The latest Bloomberg Businessweek offers these observations about the Chicago teachers’ strike:

Two months before the presidential election, the strike presents the incongruous sight of Emanuel, Barack Obama’s former chief of staff and one of the leaders of his reelection effort, in the middle of a fight that the White House surely wants to go away immediately. The Obama administration and its education secretary, Arne Duncan, the former head of Chicago’s public school system, have refrained from taking sides in the battle, loath to alienate either education reformers—among whose ranks are many of the president’s most generous Wall Street donors—or the teachers’ unions, with their legions of politically engaged, traditionally Democratic supporters.

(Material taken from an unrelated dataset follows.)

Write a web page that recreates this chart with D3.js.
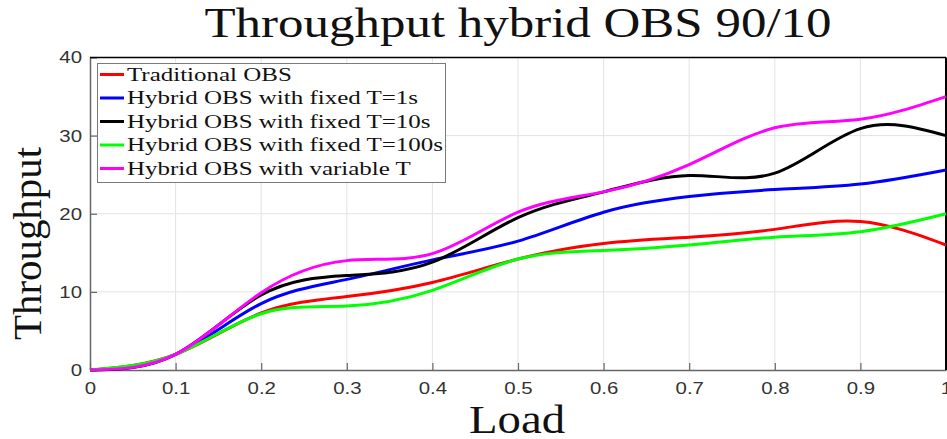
<!DOCTYPE html>
<html>
<head>
<meta charset="utf-8">
<script src="https://cdn.jsdelivr.net/npm/d3@7"></script>
<style>
  body { margin: 0; background: #fff; }
  svg { display: block; }
</style>
</head>
<body>
<div id="chartContainer"></div>
<script>
// values
const loads = [0, 0.1, 0.2, 0.3, 0.4, 0.5, 0.6, 0.7, 0.8, 0.9, 1];
const traditional = [0, 2, 7.3, 9.4, 11.2, 14.2, 16.2, 17, 18, 19, 16];
const fixed1s = [0, 2, 8.5, 11.6, 14.1, 16.5, 20.2, 22.2, 23.1, 23.8, 25.6];
const fixed10s = [0, 2, 9.6, 12.1, 13.8, 19.5, 22.8, 24.9, 25.2, 30.9, 30];
const fixed100s = [0, 2, 7.2, 8.2, 10.2, 14.2, 15.3, 16, 17, 17.7, 20];
const variableT = [0, 2, 9.9, 14, 14.9, 20.2, 22.8, 26.3, 31, 32.1, 35];

const seriesNames = [
	"Traditional OBS",
	"Hybrid OBS with fixed T=1s",
	"Hybrid OBS with fixed T=10s",
	"Hybrid OBS with fixed T=100s",
	"Hybrid OBS with variable T"
];
const seriesValues = [traditional, fixed1s, fixed10s, fixed100s, variableT];
const colors = ["#ff0000", "#0000ff", "#000000", "#00ff00", "#ff00ff"];

const xTicks = [0, 0.1, 0.2, 0.3, 0.4, 0.5, 0.6, 0.7, 0.8, 0.9, 1];
const xTickLabels = ["0", "0.1", "0.2", "0.3", "0.4", "0.5", "0.6", "0.7", "0.8", "0.9", "1"];
const yTicks = [0, 10, 20, 30, 40];

const width = 947;
const height = 439;
const serif = "'Liberation Serif', 'DejaVu Serif', serif";
const sans = "'Liberation Sans', Arial, sans-serif";

let svg = d3
	.select("#chartContainer")
	.append("svg")
	.attr("width", width)
	.attr("height", height);

let xScale = d3.scaleLinear().domain([0, 1]).range([90, 946]);
let yScale = d3.scaleLinear().domain([0, 40]).range([370, 57.5]);

// grid
svg.append("g")
	.selectAll("line")
	.data(xTicks.slice(1, -1))
	.join("line")
	.attr("x1", (d) => xScale(d))
	.attr("x2", (d) => xScale(d))
	.attr("y1", yScale(0))
	.attr("y2", yScale(40))
	.attr("stroke", "#e3e3e3")
	.attr("stroke-width", 1);

svg.append("g")
	.selectAll("line")
	.data(yTicks.slice(1, -1))
	.join("line")
	.attr("x1", xScale(0))
	.attr("x2", xScale(1))
	.attr("y1", (d) => yScale(d))
	.attr("y2", (d) => yScale(d))
	.attr("stroke", "#e3e3e3")
	.attr("stroke-width", 1);

// stretch text horizontally a bit, the reference picture is widened
function widen(sel, factor) {
	sel.each(function () {
		let len = this.getComputedTextLength();
		d3.select(this)
			.attr("textLength", len * factor)
			.attr("lengthAdjust", "spacingAndGlyphs");
	});
}

// axes
let xAxis = svg.append("g")
	.attr("transform", `translate(0,${yScale(0)})`)
	.call(d3.axisBottom(xScale)
		.tickValues(xTicks)
		.tickFormat((d, i) => xTickLabels[i])
		.tickSizeInner(-7)
		.tickSizeOuter(0)
		.tickPadding(12));

let yAxis = svg.append("g")
	.attr("transform", `translate(${xScale(0)},0)`)
	.call(d3.axisLeft(yScale)
		.tickValues(yTicks)
		.tickSizeInner(-7)
		.tickSizeOuter(0)
		.tickPadding(8));

[xAxis, yAxis].forEach((ax) => {
	ax.select(".domain").attr("stroke", "#666").attr("stroke-width", 1.5);
	ax.selectAll(".tick line").attr("stroke", "#666").attr("stroke-width", 1.2);
	ax.selectAll(".tick text")
		.attr("fill", "#333")
		.style("font-family", sans)
		.style("font-size", "17px");
	widen(ax.selectAll(".tick text"), 1.2);
});

// box top and right
svg.append("line")
	.attr("x1", xScale(0)).attr("x2", xScale(1))
	.attr("y1", yScale(40)).attr("y2", yScale(40))
	.attr("stroke", "#000").attr("stroke-width", 1.5);
svg.append("line")
	.attr("x1", xScale(1)).attr("x2", xScale(1))
	.attr("y1", yScale(40)).attr("y2", yScale(0))
	.attr("stroke", "#000").attr("stroke-width", 2);

// lines
let line = d3.line()
	.x((d, i) => xScale(loads[i]))
	.y((d) => yScale(d))
	.curve(d3.curveNatural);

svg.append("g")
	.selectAll("path")
	.data(seriesValues)
	.join("path")
	.attr("d", (d) => line(d))
	.attr("fill", "none")
	.attr("stroke", (d, i) => colors[i])
	.attr("stroke-width", 3)
	.attr("stroke-linejoin", "round");

// legend
let legend = svg.append("g");
legend.append("rect")
	.attr("x", 97.5)
	.attr("y", 63.5)
	.attr("width", 348)
	.attr("height", 119)
	.attr("fill", "#fff")
	.attr("stroke", "#7a7a7a")
	.attr("stroke-width", 1);

let rows = legend.selectAll(".row")
	.data(seriesNames)
	.join("g")
	.attr("class", "row")
	.attr("transform", (d, i) => `translate(0,${80.5 + i * 23.5})`);

rows.append("line")
	.attr("x1", 100).attr("x2", 124)
	.attr("y1", -6).attr("y2", -6)
	.attr("stroke", (d, i) => colors[i])
	.attr("stroke-width", 3);

let legendText = rows.append("text")
	.attr("x", 127)
	.attr("y", 0)
	.style("font-family", serif)
	.style("font-size", "19px")
	.attr("fill", "#111")
	.text((d) => d);

// scale all legend labels by the same factor so the longest fits 316px
let longest = d3.max(legendText.nodes(), (n) => n.getComputedTextLength());
widen(legendText, 316 / longest);

// titles
let title = svg.append("text")
	.attr("x", 518)
	.attr("y", 37)
	.attr("text-anchor", "middle")
	.style("font-family", serif)
	.style("font-size", "42px")
	.attr("fill", "#111")
	.text("Throughput hybrid OBS 90/10");
title.attr("textLength", 627).attr("lengthAdjust", "spacingAndGlyphs");

let xLabel = svg.append("text")
	.attr("x", 517)
	.attr("y", 433)
	.attr("text-anchor", "middle")
	.style("font-family", serif)
	.style("font-size", "41px")
	.attr("fill", "#111")
	.text("Load");
xLabel.attr("textLength", 96).attr("lengthAdjust", "spacingAndGlyphs");

let yLabel = svg.append("text")
	.attr("transform", "translate(41,243.5) rotate(-90)")
	.attr("text-anchor", "middle")
	.style("font-family", serif)
	.style("font-size", "41px")
	.attr("fill", "#111")
	.text("Throughput");
yLabel.attr("textLength", 193).attr("lengthAdjust", "spacingAndGlyphs");
</script>
</body>
</html>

Yet Emanuel’s willingness to provoke a showdown with the unions reflects deeper frustration with an education establishment that even Democrats believe has become an impediment to reform. The union leaders’ intransigence comes off as tone-deaf at a time when public finances are strained to the breaking point, unemployment remains high, and the performance of U.S. students, as compared with students in the rest of the wealthy world, is still dismal. The public school system is one of the last strongholds for organized labor, which has seen its power dwindle across virtually every other sector of the American economy. For the unions, the battle in Chicago may be less about tenure or testing or salaries than about survival.

It’s shocking — shocking! — to consider that a public-sector teachers’ union might stand in the way of necessary reform.